Events from the year 1972 in Pakistan.

Incumbents

Federal government

President: Zulfikar Ali Bhutto
Chief Justice: Hamoodur Rahman

Governors

Governor of Balochistan: 
 until 11 April: Ghous Bakhsh Raisani 
 11 April-19 April: Ghaus Bakhsh Bizenjo 
 19 April-30 April: Ghous Bakhsh Raisani
 starting 30 April: Ghaus Bakhsh Bizenjo
Governor of Khyber Pakhtunkhwa: Hayat Sherpao (until 29 April); Arbab Sikandar Khan (starting 30 April)
Governor of Punjab: Ghulam Mustafa Khar 
Governor of Sindh: Mumtaz Bhutto (until 20 April); Mir Rasool Bux Talpur (starting 29 April)

Events

 Karachi labour unrest of 1972

January

 20 January -President (later Prime minister Zulfikar Ali Bhutto publicly announces that Pakistan will immediately begin a nuclear weapons programme.

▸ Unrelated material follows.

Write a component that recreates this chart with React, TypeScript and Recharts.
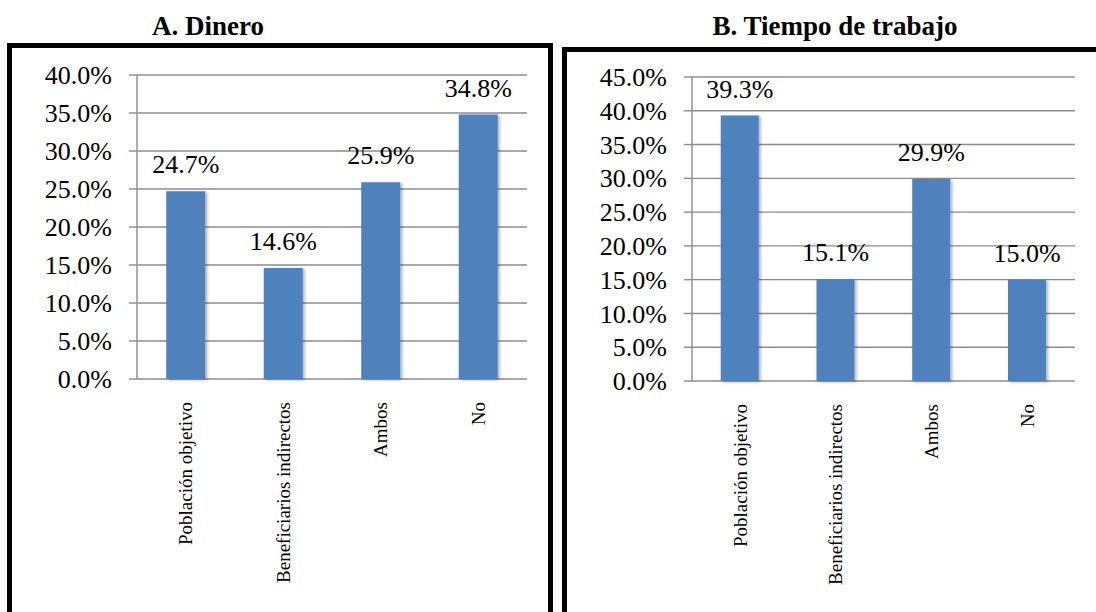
import React from 'react';
import { Bar, BarChart, CartesianGrid, LabelList, Rectangle, XAxis, YAxis } from 'recharts';

const categories = ['Población objetivo', 'Beneficiarios indirectos', 'Ambos', 'No'];
const dineroValues = [24.7, 14.6, 25.9, 34.8];
const tiempoValues = [39.3, 15.1, 29.9, 15.0];
const dineroTicks = [0, 5, 10, 15, 20, 25, 30, 35, 40];
const tiempoTicks = [0, 5, 10, 15, 20, 25, 30, 35, 40, 45];
const boundaryTicks = [0, 1, 2, 3, 4];

const SERIF = '"Liberation Serif", "DejaVu Serif", serif';
const GRID = '#8c8c8c';
const BAR = '#4F81BD';

const pct = (v: number) => `${v.toFixed(1)}%`;

function CategoryTick({ x, y, payload }: any) {
  return (
    <text
      transform={`translate(${x},${y + 15}) rotate(-90)`}
      textAnchor="end"
      dy="0.35em"
      style={{ fontFamily: SERIF, fontSize: 19 }}
      fill="#000"
    >
      {payload.value}
    </text>
  );
}

function ValueTick({ x, y, payload }: any) {
  return (
    <text x={x} y={y} textAnchor="end" dy="0.35em" style={{ fontFamily: SERIF, fontSize: 26 }} fill="#000">
      {pct(payload.value)}
    </text>
  );
}

function ShadowBar(props: any) {
  return <Rectangle {...props} filter="url(#barShadow)" />;
}

type PanelProps = {
  values: number[];
  ticks: number[];
  width: number;
  margin: { top: number; right: number; left: number; bottom: number };
};

function Panel({ values, ticks, width, margin }: PanelProps) {
  const data = categories.map((cat, i) => ({ cat, value: values[i] }));
  const max = ticks[ticks.length - 1];
  return (
    <BarChart width={width} height={612} data={data} margin={margin} barCategoryGap="30%">
      <defs>
        <filter id="barShadow" x="-20%" y="-5%" width="150%" height="115%">
          <feDropShadow dx="2" dy="1" stdDeviation="1.4" floodColor="#000" floodOpacity="0.3" />
        </filter>
      </defs>
      <CartesianGrid vertical={false} stroke={GRID} strokeWidth={1.4} />
      <XAxis
        xAxisId="edge"
        type="number"
        domain={[0, 4]}
        ticks={boundaryTicks}
        allowDataOverflow
        height={0}
        tickSize={6}
        tickFormatter={() => ''}
        stroke={GRID}
        strokeWidth={1.4}
        tickLine={{ stroke: GRID, strokeWidth: 1.4 }}
      />
      <XAxis
        xAxisId="cat"
        dataKey="cat"
        height={160}
        interval={0}
        axisLine={false}
        tickLine={false}
        tick={<CategoryTick />}
      />
      <YAxis
        width={80}
        domain={[0, max]}
        ticks={ticks}
        interval={0}
        tickSize={8}
        tickMargin={17}
        stroke={GRID}
        strokeWidth={1.4}
        tickLine={{ stroke: GRID, strokeWidth: 1.4 }}
        tick={<ValueTick />}
      />
      <Bar dataKey="value" xAxisId="cat" fill={BAR} shape={<ShadowBar />} isAnimationActive={false}>
        <LabelList
          dataKey="value"
          position="top"
          offset={18}
          formatter={(v: any) => pct(Number(v))}
          style={{ fill: '#000', fontFamily: SERIF, fontSize: 26 }}
        />
      </Bar>
    </BarChart>
  );
}

const titleStyle: React.CSSProperties = {
  position: 'absolute',
  top: 11,
  fontFamily: SERIF,
  fontWeight: 'bold',
  fontSize: 27,
  whiteSpace: 'nowrap',
  transform: 'translateX(-50%)',
  color: '#000',
};

export default function App() {
  return (
    <div style={{ position: 'absolute', left: 0, top: 0, width: 1096, height: 612, overflow: 'hidden', background: '#fff' }}>
      <div style={{ ...titleStyle, left: 208 }}>A. Dinero</div>
      <div style={{ ...titleStyle, left: 835 }}>B. Tiempo de trabajo</div>
      <div style={{ position: 'absolute', left: 7, top: 43, width: 546, height: 700, border: '5px solid #000', boxSizing: 'border-box' }} />
      <div style={{ position: 'absolute', left: 562, top: 47, width: 600, height: 700, border: '5px solid #000', boxSizing: 'border-box' }} />
      <div style={{ position: 'absolute', left: 0, top: 0 }}>
        <Panel values={dineroValues} ticks={dineroTicks} width={553} margin={{ top: 75, right: 26, left: 57, bottom: 73 }} />
      </div>
      <div style={{ position: 'absolute', left: 560, top: 0 }}>
        <Panel values={tiempoValues} ticks={tiempoTicks} width={536} margin={{ top: 77, right: 21, left: 52, bottom: 71 }} />
      </div>
    </div>
  );
}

 Pakistan temporarily withdraws from the Commonwealth of Nations in protest at the international recognition of Bangladesh as an independent Commonwealth republic (Pakistan returns to the Commonwealth in 1989).

July

 2 July – India and Pakistan sign the Simla Accord in Simla, India, following the surrender of the Pakistan military to Indian forces in 1971 and the subsequent emergence of former East Pakistan as the independent country of Bangladesh.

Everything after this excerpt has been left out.